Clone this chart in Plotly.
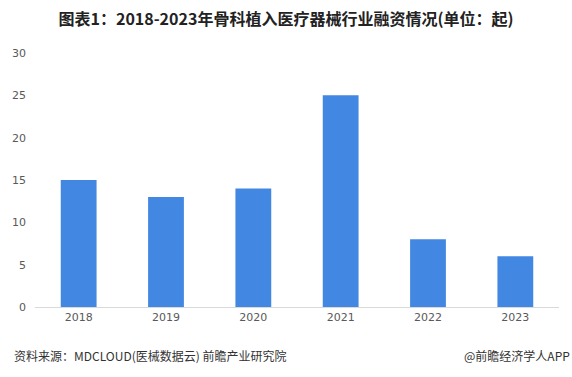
import plotly.graph_objects as go

years = ["2018", "2019", "2020", "2021", "2022", "2023"]
counts = [15, 13, 14, 25, 8, 6]
y_ticks = [0, 5, 10, 15, 20, 25, 30]

fig = go.Figure()
fig.add_trace(go.Bar(x=years, y=counts, marker_color="#4287E2", width=0.41,
                     marker_line_width=0))

fig.update_layout(
    width=572, height=377,
    margin=dict(l=31, r=13, t=53, b=70),
    paper_bgcolor="white", plot_bgcolor="white",
    showlegend=False,
    font=dict(family="DejaVu Sans, sans-serif", size=11, color="#595959"),
    title=dict(text="<b>图表1：2018-2023年骨科植入医疗器械行业融资情况(单位：起)</b>",
               x=0.5, xanchor="center", y=1 - 19/377, yanchor="middle",
               font=dict(family="Noto Sans CJK SC, sans-serif", size=16, color="#222222")),
    xaxis=dict(showline=True, linecolor="#D9D9D9", linewidth=1, ticks="",
               tickfont=dict(size=11, color="#595959")),
    yaxis=dict(range=[0, 30], tickvals=y_ticks, showgrid=False, zeroline=False,
               showline=False, ticks="", ticklabelstandoff=8,
               tickfont=dict(size=11, color="#595959")),
)

fig.add_annotation(text="资料来源：MDCLOUD(医械数据云) 前瞻产业研究院", xref="paper", yref="paper",
                   x=-23/528, y=-(355-307)/254, xanchor="left", yanchor="middle",
                   showarrow=False,
                   font=dict(family="Noto Sans CJK SC, sans-serif", size=12, color="#333333"))
fig.add_annotation(text="@前瞻经济学人APP", xref="paper", yref="paper",
                   x=(572-31)/528, y=-(355-307)/254, xanchor="right", yanchor="middle",
                   showarrow=False,
                   font=dict(family="Noto Sans CJK SC, sans-serif", size=12, color="#333333"))

fig.write_html("out.html", config={"displayModeBar": False},
               post_script="document.body.style.margin='0';document.body.style.overflow='hidden';")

┄┄┄┄┄┄┄┄┄┄┄┄┄┄┄┄┄┄┄┄

Return the material line for line, from its beginning to the line that contains "marker_line_width=0))", with the pictures left out.

Clone this chart in Plotly.
import plotly.graph_objects as go

years = ["2018", "2019", "2020", "2021", "2022", "2023"]
counts = [15, 13, 14, 25, 8, 6]
y_ticks = [0, 5, 10, 15, 20, 25, 30]

fig = go.Figure()
fig.add_trace(go.Bar(x=years, y=counts, marker_color="#4287E2", width=0.41,
                     marker_line_width=0))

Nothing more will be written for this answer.